服装に関してはあえてぼかした。各々好きな服装で妄想してください。
GJ!バニーで想像したよ
それは既に新スレでやったネタだ
とてとて……
「よう、おはよう」
――にこ
「ん。さて、早速で悪いんだがお前に話がある」
きょとん
「実は昨晩あいつがとても愉快な格好で俺の部屋に侵入してたんだが」
こくこく
「……お前だろ。あんなこと吹き込んだのは」
ぎくっ
「やっぱりか」
ぴゅ〜♪
「口笛吹いてごまかすっていつの人間だお前。全く……」
にやにや
「……なんだよニヤニヤして」
どすっどすっ
「肘で横っ腹つつくな。……はあ。ああそうだよ、昨日はお楽しみでしたよ。これでいいか?」
ふるふる
「なんだ、まだなにかあるのか」
ちゃりーん
「……へいへい、昼飯はなんでも奢ってやるよ」
にぱぁ
「しかし……なんだ。お前にはいつも世話になってるな」
きょとん
「俺があいつのことでいつも相談して。

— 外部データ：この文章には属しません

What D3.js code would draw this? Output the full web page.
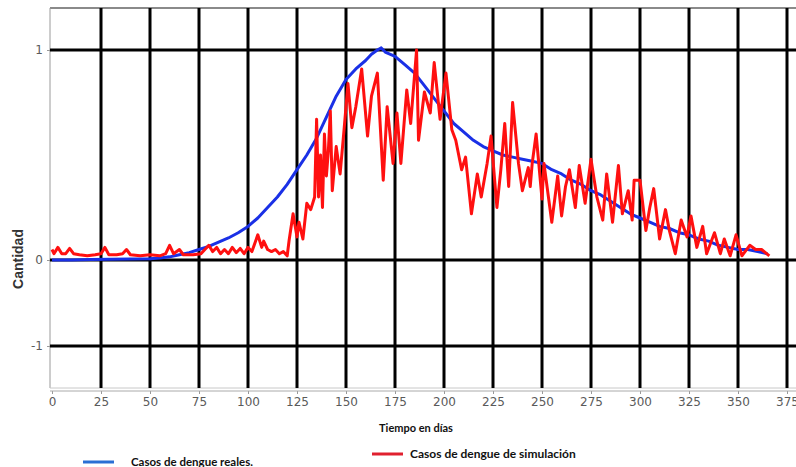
<!DOCTYPE html>
<html>
<head>
	<meta charset="utf-8">
	<title>Casos de dengue</title>
	<script src="https://cdnjs.cloudflare.com/ajax/libs/d3/7.8.5/d3.min.js"></script>
	<style>
		body { margin: 0; background: #fff; }
	</style>
</head>
<body>
	<script type="text/javascript">

		// ticks
		let xTicks = [0, 25, 50, 75, 100, 125, 150, 175, 200, 225, 250, 275, 300, 325, 350, 375];
		let yTicks = [-1, 0, 1];

		// casos reales (blue)
		let realDays = [0, 10, 20, 30, 40, 50, 55, 60, 65, 70, 75, 80, 85, 90, 95, 100, 105, 110, 115, 120,
			125, 130, 135, 140, 145, 150, 155, 160, 163, 166, 168, 170, 175, 180, 185, 190, 195, 200, 205, 210,
			215, 220, 225, 230, 235, 240, 245, 250, 255, 260, 265, 270, 275, 280, 285, 290, 295, 300, 305, 310,
			315, 320, 325, 330, 335, 340, 345, 350, 355, 360, 365];
		let realValues = [0, 0, 0.002, 0.003, 0.005, 0.006, 0.01, 0.015, 0.025, 0.035, 0.05, 0.065, 0.085, 0.105, 0.13, 0.16, 0.2, 0.25, 0.3, 0.36,
			0.43, 0.5, 0.58, 0.68, 0.78, 0.86, 0.91, 0.95, 0.98, 1.0, 1.01, 0.99, 0.97, 0.93, 0.89, 0.83, 0.77, 0.71, 0.65, 0.61,
			0.57, 0.54, 0.52, 0.5, 0.49, 0.48, 0.47, 0.46, 0.43, 0.41, 0.38, 0.36, 0.33, 0.31, 0.28, 0.25, 0.22, 0.2, 0.18, 0.16,
			0.15, 0.13, 0.12, 0.1, 0.09, 0.07, 0.06, 0.05, 0.05, 0.04, 0.03];

		// casos de simulacion (red)
		let simDays = [0, 1, 3, 5, 7, 9, 11, 14, 18, 22, 25, 27, 29, 33, 36, 38, 40, 45, 50, 55,
			58, 60, 62, 65, 67, 72, 76, 80, 82, 84, 86, 88, 90, 92, 94, 96, 98, 100, 102, 105,
			107, 108, 110, 112, 114, 116, 118, 120, 121, 123, 125, 126, 128, 130, 132, 134, 135, 136, 137, 138,
			139, 140, 141, 142, 143, 145, 147, 149, 151, 153, 155, 158, 161, 163, 166, 169, 171, 174, 176, 178,
			181, 183, 186, 187, 190, 193, 195, 198, 201, 204, 206, 209, 211, 214, 217, 219, 222, 224, 227, 229,
			231, 233, 235, 238, 240, 243, 244, 245, 247, 250, 251, 255, 258, 260, 262, 264, 267, 269, 272, 275,
			278, 281, 283, 286, 289, 291, 294, 296, 297, 300, 303, 305, 307, 310, 313, 315, 318, 321, 324, 326,
			329, 332, 334, 338, 341, 343, 346, 349, 352, 356, 359, 362, 366];
		let simValues = [0.05, 0.03, 0.06, 0.03, 0.03, 0.055, 0.03, 0.025, 0.02, 0.025, 0.03, 0.06, 0.025, 0.025, 0.03, 0.05, 0.025, 0.02, 0.025, 0.02,
			0.03, 0.07, 0.03, 0.05, 0.025, 0.025, 0.03, 0.07, 0.04, 0.06, 0.03, 0.05, 0.03, 0.06, 0.035, 0.055, 0.03, 0.06, 0.04, 0.12,
			0.06, 0.09, 0.05, 0.04, 0.05, 0.03, 0.04, 0.02, 0.095, 0.22, 0.11, 0.18, 0.1, 0.27, 0.24, 0.3, 0.67, 0.3, 0.5, 0.25,
			0.6, 0.4, 0.52, 0.71, 0.33, 0.54, 0.41, 0.62, 0.84, 0.63, 0.73, 0.91, 0.59, 0.78, 0.89, 0.38, 0.73, 0.46, 0.7, 0.46,
			0.81, 0.65, 1.0, 0.57, 0.8, 0.7, 0.94, 0.67, 0.89, 0.62, 0.57, 0.43, 0.49, 0.22, 0.41, 0.3, 0.46, 0.59, 0.25, 0.43,
			0.65, 0.35, 0.75, 0.46, 0.33, 0.44, 0.35, 0.46, 0.6, 0.29, 0.46, 0.18, 0.4, 0.21, 0.35, 0.43, 0.25, 0.45, 0.27, 0.48,
			0.3, 0.19, 0.41, 0.18, 0.45, 0.22, 0.33, 0.19, 0.38, 0.38, 0.14, 0.25, 0.34, 0.1, 0.24, 0.14, 0.03, 0.19, 0.11, 0.21,
			0.06, 0.16, 0.03, 0.13, 0.03, 0.1, 0.02, 0.12, 0.02, 0.07, 0.05, 0.05, 0.02];

		let svg = d3.select('body').append('svg')
			.attr('width', 796)
			.attr('height', 467);

		let plotL = 50, plotT = 8, plotR = 796, plotB = 388;

		let x = d3.scaleLinear().domain([0, 375]).range([52, 787]);
		// the picture is stretched unevenly above and below zero
		let y = d3.scaleLinear()
			.domain([-1.49, -1, 0, 1, 1.2])
			.range([plotB, 346, 260, 50, plotT]);

		//frame
		svg.append('line')
			.attr('x1', plotL).attr('x2', plotR)
			.attr('y1', plotT).attr('y2', plotT)
			.attr('stroke', '#8a8a8a').attr('stroke-width', 2);
		svg.append('line')
			.attr('x1', plotL).attr('x2', plotL)
			.attr('y1', plotT).attr('y2', plotB)
			.attr('stroke', '#9a9a9a').attr('stroke-width', 1);
		svg.append('line')
			.attr('x1', plotL).attr('x2', plotR)
			.attr('y1', plotB).attr('y2', plotB)
			.attr('stroke', '#c8c8c8').attr('stroke-width', 1);

		//grid
		svg.selectAll('.vgrid').data(xTicks.slice(1)).enter().append('line')
			.attr('class', 'vgrid')
			.attr('x1', x).attr('x2', x)
			.attr('y1', plotT).attr('y2', plotB)
			.attr('stroke', '#000').attr('stroke-width', 3);
		svg.selectAll('.hgrid').data(yTicks).enter().append('line')
			.attr('class', 'hgrid')
			.attr('x1', plotL).attr('x2', plotR)
			.attr('y1', y).attr('y2', y)
			.attr('stroke', '#000').attr('stroke-width', 3);

		//axes
		let xAxis = svg.append('g')
			.attr('transform', 'translate(0,391)')
			.call(d3.axisBottom(x).tickValues(xTicks).tickSize(3).tickPadding(3));
		xAxis.select('.domain').remove();
		xAxis.append('line')
			.attr('x1', plotL).attr('x2', plotR)
			.attr('stroke', '#aaa');

		let yAxis = svg.append('g')
			.attr('transform', 'translate(' + plotL + ',0)')
			.call(d3.axisLeft(y).tickValues(yTicks).tickSize(3).tickPadding(4)
				.tickFormat(d => String(d)));
		yAxis.select('.domain').remove();

		svg.selectAll('.tick line').attr('stroke', '#999');
		svg.selectAll('.tick text')
			.attr('fill', '#5a5a5a')
			.style('font-family', 'DejaVu Sans')
			.style('font-size', '12px');

		//series
		let line = d3.line()
			.x(d => x(d[0]))
			.y(d => y(d[1]));

		svg.append('path')
			.datum(d3.zip(realDays, realValues))
			.attr('d', line)
			.attr('fill', 'none')
			.attr('stroke', '#1a30e6')
			.attr('stroke-width', 3)
			.attr('stroke-linejoin', 'round');

		svg.append('path')
			.datum(d3.zip(simDays, simValues))
			.attr('d', line)
			.attr('fill', 'none')
			.attr('stroke', '#ff1010')
			.attr('stroke-width', 3)
			.attr('stroke-linejoin', 'round');

		//titles
		svg.append('text')
			.attr('transform', 'translate(23,259) rotate(-90)')
			.attr('text-anchor', 'middle')
			.style('font-family', 'Liberation Sans')
			.style('font-weight', 'bold')
			.style('font-size', '14px')
			.attr('fill', '#333')
			.text('Cantidad');

		svg.append('text')
			.attr('x', 416).attr('y', 432)
			.attr('text-anchor', 'middle')
			.style('font-family', 'Lato')
			.style('font-weight', 'bold')
			.style('font-size', '11px')
			.attr('fill', '#111')
			.text('Tiempo en días');

		//legend
		let legend = [
			{label: 'Casos de dengue reales.', color: '#2a6fd4', x: 83, y: 462, tx: 131, size: '11.5px'},
			{label: 'Casos de dengue de simulación', color: '#e0202f', x: 372, y: 454, tx: 410, size: '12px'}
		];
		let lg = svg.selectAll('.lg').data(legend).enter().append('g').attr('class', 'lg');
		lg.append('line')
			.attr('x1', d => d.x).attr('x2', d => d.x + 31)
			.attr('y1', d => d.y).attr('y2', d => d.y)
			.attr('stroke', d => d.color).attr('stroke-width', 3);
		lg.append('text')
			.attr('x', d => d.tx)
			.attr('y', d => d.y + 4)
			.style('font-family', 'Lato')
			.style('font-weight', 'bold')
			.style('font-size', d => d.size)
			.attr('fill', '#111')
			.text(d => d.label);

	</script>
</body>
</html>
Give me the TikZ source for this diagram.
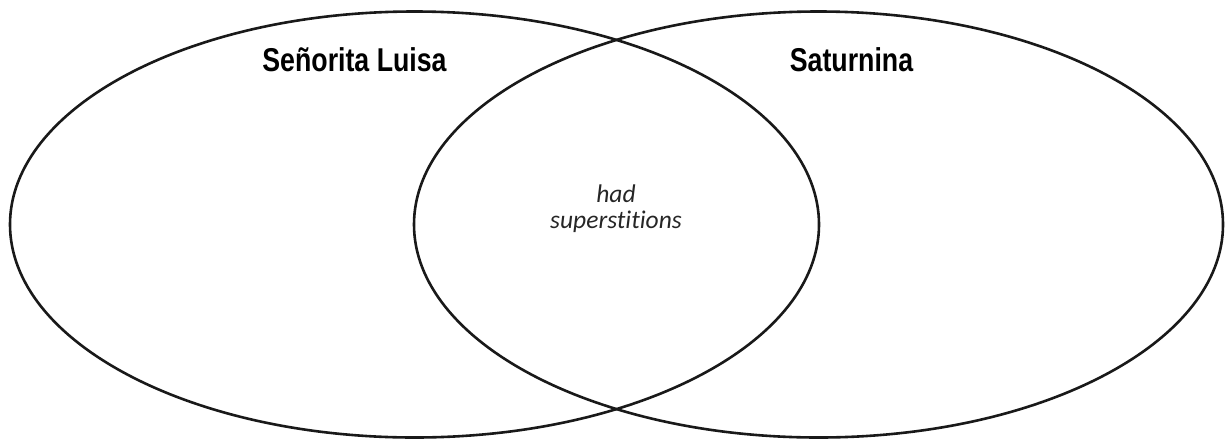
\documentclass[tikz,border=0pt]{standalone}
\usepackage{fontspec}
\newfontfamily\condfont[FakeStretch=0.81]{Liberation Sans}
\newfontfamily\handfont[Ligatures=NoCommon]{Carlito}
\tikzset{
  circ/.style={line width=2.6pt, draw=black!90},
  title/.style={font=\condfont\bfseries\fontsize{33}{36}\selectfont, anchor=base, inner sep=0pt},
  inner/.style={font=\handfont\itshape\fontsize{25.5}{26}\selectfont, align=center, anchor=base, inner sep=0pt, text=black!85}
}
\begin{document}
\begin{tikzpicture}[x=1pt,y=-1pt]
\useasboundingbox (0,0) rectangle (1231,440);
\draw[circ] (414.5,224.5) ellipse [x radius=404.5pt, y radius=213pt];
\draw[circ] (818.5,224.5) ellipse [x radius=404.5pt, y radius=213pt];
\node[title] (luisa) at (354.5,71) {Señorita Luisa};
\node[title] (saturnina) at (851.5,71) {Saturnina};
\node[inner] (had) at (616,202) {had};
\node[inner] (sup) at (616,228) {superstitions};
\end{tikzpicture}
\end{document}
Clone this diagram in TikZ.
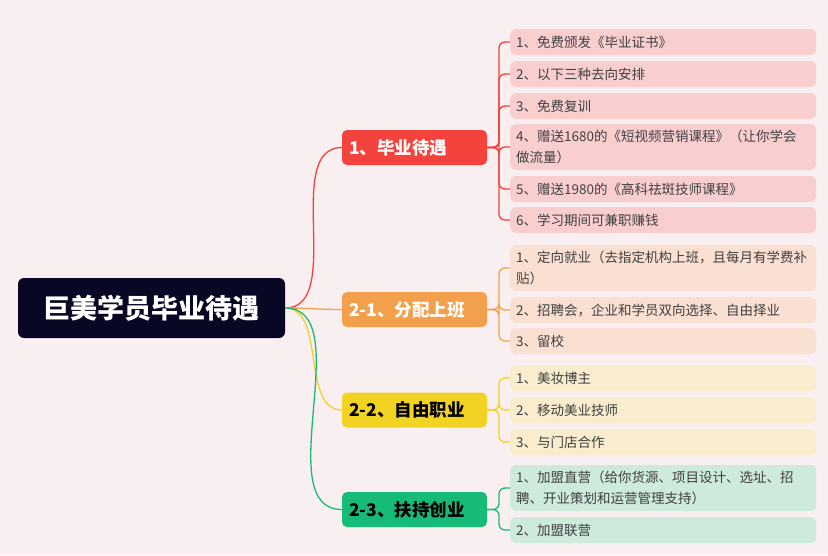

デートの場所とか気遣い方とか……あー、あと色々」
えっへん
「よく考えたら、あいつと一緒にいられるのお前のおかげなんだよな。ほんと、ありがと」
にぱっ ばしばしっ
「痛い痛いっ。……ああそうだな、お前は最高の『親友』だよ」
――ずきっ
「ん? どうかしたか」
ふるふる にこっ
「そうか? ならいいんだけど……」
ピコーン!
「今度はなんだ」
あせあせっ
「ああそっか、今日は日直だったな、お前」
こくこく
「それじゃあまた後でな」
びしっ
「わかってるって、昼飯はちゃんと奢るよ」
にこ たったったっ……
(それにしてもさっきのあいつ、泣きそうな顔してたな……)
埋めネタその2。擬音無口ってのもありだと思うんだよね。